Now that I have begun to recognize this surprise, I see it every day. When I asked an advancecl student in a class in modern poetry whether he liked a particular poem by Yeats, he replied, “Do you want my personal opinion of this poem?” And another student asked in dismay, “Do you mean you want us to derive a definition of Victorianism from these three novels? How do we know what Victorianism is? Don’t you know no one can generalize about only three novels?" The idea that generalizations from whatever source are generalizations made by a human mind, not facts — that there are such things as modest generalizations — undermines their whole intellectual structure. I will never forget the hurt wrath of a young lady when I tried to assure her that anyone who spoke as well as she did could write understandably. “What do you mean? No one in this school has ever been interested in my opinions!”

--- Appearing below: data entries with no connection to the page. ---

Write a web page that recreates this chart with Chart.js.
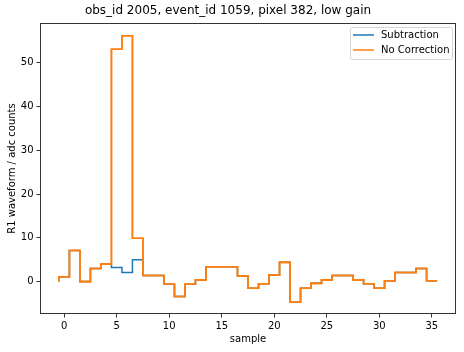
<!DOCTYPE html>
<html>
<head>
<meta charset="utf-8">
<script src="https://cdn.jsdelivr.net/npm/chart.js@4/dist/chart.umd.min.js"></script>
<style>
  body { margin: 0; background: #fff; }
</style>
</head>
<body>
<canvas id="grafico" width="464" height="352"></canvas>
<script>
// waveform samples
const samples = [0, 1, 2, 3, 4, 5, 6, 7, 8, 9, 10, 11, 12, 13, 14, 15, 16, 17,
    18, 19, 20, 21, 22, 23, 24, 25, 26, 27, 28, 29, 30, 31, 32, 33, 34, 35];
const noCorrection = [1.1, 7.1, 0, 3.0, 4.0, 53.1, 56.2, 9.9, 1.4, 1.4, -0.6, -3.4,
    -0.6, 0.4, 3.4, 3.4, 3.4, 1.3, -1.5, -0.5, 1.5, 4.4, -4.7, -1.5,
    -0.4, 0.4, 1.4, 1.4, 0.4, -0.5, -1.5, 0.2, 2.1, 2.1, 3.0, 0.2];
const subtraction = [1.1, 7.1, 0, 3.0, 4.0, 3.2, 2.1, 5.0, 1.4, 1.4, -0.6, -3.4,
    -0.6, 0.4, 3.4, 3.4, 3.4, 1.3, -1.5, -0.5, 1.5, 4.4, -4.7, -1.5,
    -0.4, 0.4, 1.4, 1.4, 0.4, -0.5, -1.5, 0.2, 2.1, 2.1, 3.0, 0.2];
const startValue = 0;
const xTicks = [0, 5, 10, 15, 20, 25, 30, 35];
const yTicks = [0, 10, 20, 30, 40, 50];

const fonte = 'DejaVu Sans';

// step 'pre' style: vertical at the left edge of each sample, then horizontal
function degraus(valores) {
    const pts = [{ x: samples[0] - 0.5, y: startValue }];
    samples.forEach((s, i) => pts.push({ x: s + 0.5, y: valores[i] }));
    return pts;
}

// orange goes over blue: paint it a second time so the blue fringe disappears
const porCima = {
    id: 'porCima',
    afterDatasetsDraw(chart) {
        const ctx = chart.ctx;
        const a = chart.chartArea;
        ctx.save();
        ctx.beginPath();
        ctx.rect(a.left, a.top, a.right - a.left, a.bottom - a.top);
        ctx.clip();
        chart.getDatasetMeta(0).controller.draw();
        ctx.restore();
    }
};

const moldura = {
    id: 'moldura',
    afterDraw(chart) {
        const ctx = chart.ctx;
        const a = chart.chartArea;
        ctx.save();
        ctx.strokeStyle = '#333';
        ctx.lineWidth = 1;
        ctx.strokeRect(Math.round(a.left) + 0.5, Math.round(a.top) + 0.5,
            Math.round(a.right - a.left) - 1, Math.round(a.bottom - a.top) - 1);

        // legend box, matplotlib style
        const x0 = 350, y0 = 27, w = 102, h = 32;
        ctx.fillStyle = 'rgba(255,255,255,0.8)';
        ctx.strokeStyle = '#d6d6d6';
        ctx.beginPath();
        ctx.roundRect(x0 + 0.5, y0 + 0.5, w, h, 2);
        ctx.fill();
        ctx.stroke();
        const itens = [chart.data.datasets[1], chart.data.datasets[0]];
        ctx.font = '10px "' + fonte + '"';
        ctx.textBaseline = 'middle';
        itens.forEach((ds, i) => {
            const y = y0 + 8 + i * 15;
            ctx.strokeStyle = ds.borderColor;
            ctx.lineWidth = 1.5;
            ctx.beginPath();
            ctx.moveTo(x0 + 3, y);
            ctx.lineTo(x0 + 24, y);
            ctx.stroke();
            ctx.fillStyle = '#000';
            ctx.fillText(ds.label, x0 + 31, y);
        });
        ctx.restore();
    }
};

const ctxGrafico = document.getElementById('grafico').getContext('2d');
const grafico = new Chart(ctxGrafico, {
    type: 'line',
    data: {
        datasets: [{
            label: 'No Correction',
            data: degraus(noCorrection),
            borderColor: '#ff7f0e',
            borderWidth: 1.6,
            stepped: 'after',
            pointRadius: 0,
            fill: false
        }, {
            label: 'Subtraction',
            data: degraus(subtraction),
            borderColor: '#1f77b4',
            borderWidth: 1.5,
            stepped: 'after',
            pointRadius: 0,
            fill: false
        }]
    },
    options: {
        responsive: false,
        animation: false,
        layout: { padding: { left: 0, right: 8, top: 0, bottom: 0 } },
        plugins: {
            legend: { display: false },
            tooltip: { enabled: false },
            title: {
                display: true,
                text: 'obs_id 2005, event_id 1059, pixel 382, low gain',
                color: '#000',
                font: { family: fonte, size: 12, weight: 'normal' },
                padding: { top: 4, bottom: 4.6 }
            }
        },
        scales: {
            x: {
                type: 'linear',
                min: -2.3,
                max: 37.3,
                afterBuildTicks: (s) => { s.ticks = xTicks.map(v => ({ value: v })); },
                afterFit: (s) => { s.height = 38; },
                border: { display: false },
                grid: { drawOnChartArea: false, drawTicks: true, tickLength: 3.5, color: '#333' },
                ticks: { color: '#000', padding: 3, font: { family: fonte, size: 10 } },
                title: {
                    display: true, text: 'sample', color: '#000',
                    font: { family: fonte, size: 10 }, padding: { top: 0, bottom: 7 }
                }
            },
            y: {
                min: -7.4,
                max: 59.1,
                afterBuildTicks: (s) => { s.ticks = yTicks.map(v => ({ value: v })); },
                afterFit: (s) => { s.width = 40; },
                border: { display: false },
                grid: { drawOnChartArea: false, drawTicks: true, tickLength: 3.5, color: '#333' },
                ticks: { color: '#000', padding: 3, font: { family: fonte, size: 10 } },
                title: {
                    display: true, text: 'R1 waveform / adc counts', color: '#000',
                    font: { family: fonte, size: 10 }, padding: { top: 6, bottom: 0 }
                }
            }
        }
    },
    plugins: [porCima, moldura]
});
</script>
</body>
</html>
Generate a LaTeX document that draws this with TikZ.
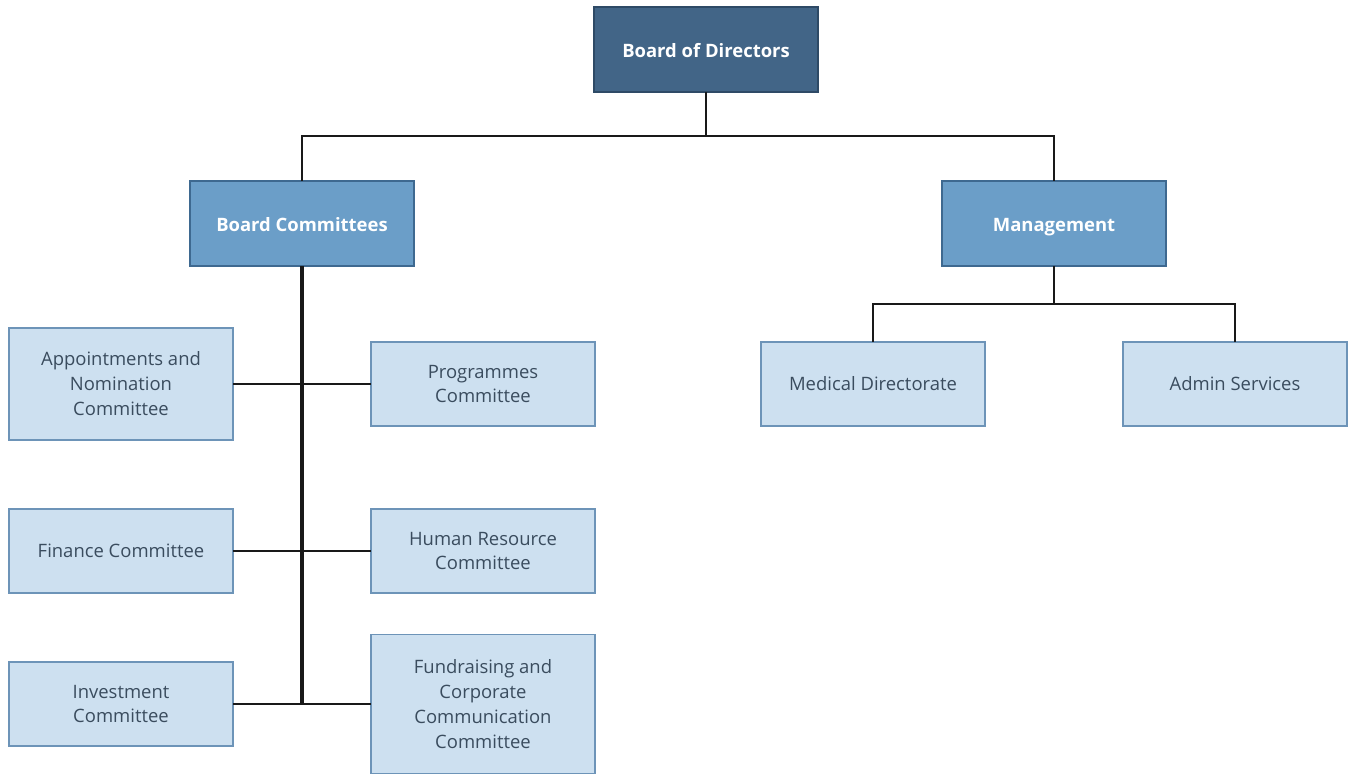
\documentclass[tikz,border=0pt]{standalone}
\usepackage{fontspec}
\setmainfont{Open Sans}
\usetikzlibrary{positioning, calc}
\definecolor{boarddark}{HTML}{426587}
\definecolor{boardline}{HTML}{2E4A66}
\definecolor{commmid}{HTML}{6B9EC8}
\definecolor{commline}{HTML}{3E6990}
\definecolor{unitlight}{HTML}{CDE0F0}
\definecolor{unitline}{HTML}{6D94B8}
\definecolor{unittext}{HTML}{3A4C5E}
\tikzset{
	font = {\fontsize{10.5pt}{14.2pt}\selectfont},
	top/.style = {rectangle, minimum width = 4.48cm, minimum height = 1.7cm, text centered, text height = 2.1ex, text depth = 0.45ex, draw = boardline, fill = boarddark, text = white, font = {\fontsize{10.5pt}{14.2pt}\selectfont\bfseries}, line width = 1pt},
	mid/.style = {top, draw = commline, fill = commmid},
	unit/.style = {rectangle, minimum width = 4.48cm, minimum height = 1.68cm, text centered, align = center, draw = unitline, fill = unitlight, text = unittext, line width = 1pt},
	link/.style = {draw = black!90, line width = 1.2pt},
	trunk/.style = {draw = black!90, line width = 1.9pt}
}
\begin{document}
\begin{tikzpicture}[inner sep = 0pt, outer sep = 0pt]
	\useasboundingbox (0,0) rectangle (26.98,-15.48);
	
	%%%%%%%% top levels %%%%%%%%
	\node (bod) [top] at (14.12cm,-0.99cm) {Board of Directors};
	\node (bc) [mid, below of=bod, yshift=-2.48cm, xshift=-8.08cm] {Board Committees};
	\node (mgmt) [mid, below of=bod, yshift=-2.48cm, xshift=6.96cm] {Management};
	
	%% committees
	\node (appt) [unit, minimum height = 2.24cm, below of=bc, yshift=-2.21cm, xshift=-3.62cm] {Appointments and\\Nomination\\Committee};
	\node (prog) [unit, right of=appt, xshift=6.24cm] {Programmes\\Committee};
	\node (fin) [unit, below of=appt, yshift=-2.34cm] {Finance Committee};
	\node (hr) [unit, right of=fin, xshift=6.24cm] {Human Resource\\Committee};
	\node (inv) [unit, below of=fin, yshift=-2.06cm] {Investment\\Committee};
	\node (fund) [unit, minimum height = 2.78cm, right of=inv, xshift=6.24cm] {Fundraising and\\Corporate\\Communication\\Committee};
	
	%% management
	\node (med) [unit, below of=mgmt, yshift=-2.21cm, xshift=-3.62cm] {Medical Directorate};
	\node (admin) [unit, right of=med, xshift=6.24cm] {Admin Services};
	
	%%% connectors %%%
	\coordinate (split) at ($(bod.south)+(0,-0.88)$);
	\draw [link] (bod.south) -- (split);
	\draw [link] (bc.north) |- (split) -| (mgmt.north);
	
	\coordinate (trunkend) at (bc.south |- inv.east);
	\draw [trunk] (bc.south) -- (trunkend);
	\draw [link] (appt.east) -- (prog.west);
	\draw [link] (fin.east) -- (hr.west);
	\draw [link] (inv.east) -- (inv.east -| fund.west);
	
	\coordinate (msplit) at ($(mgmt.south)+(0,-0.76)$);
	\draw [link] (mgmt.south) -- (msplit);
	\draw [link] (med.north) |- (msplit) -| (admin.north);
\end{tikzpicture}
\end{document}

Though I think we deserve the runaround the students are giving us, I also think they are giving it to us for reasons strictly their own. They will go to almost any lengths to avoid having to inquire into their own natures. They appear to respond generously to all kinds of scientific investigation, yet they will not put their real feelings down anywhere if they can help it. And, given their own hidden needs, they are probably right. If they are able to separate themselves from us, it is just possible that they will enter adulthood without our particular weaknesses and crippling inhibitions. One sure thing is that these youngsters are not the exhibitionists of the twenties. They wear the clothes of that era like a charming disguise. And, just as sure, they are not the rebels people feared in the thirties and forties. They want order far too much. The bravery they put on against the threatening sky, knowing full well that every ride in that jet plane may be their last, is deeply touching.

For me, the nicest thing about our young people is that when they bring me a poem or paper not written for an assignment, I do not have to retire behind my own mask. So much of what I see is interesting, I cannot help feeling that the youngsters’ mask is doing its job. It is giving them a new stance — the privacy in which to do their own work.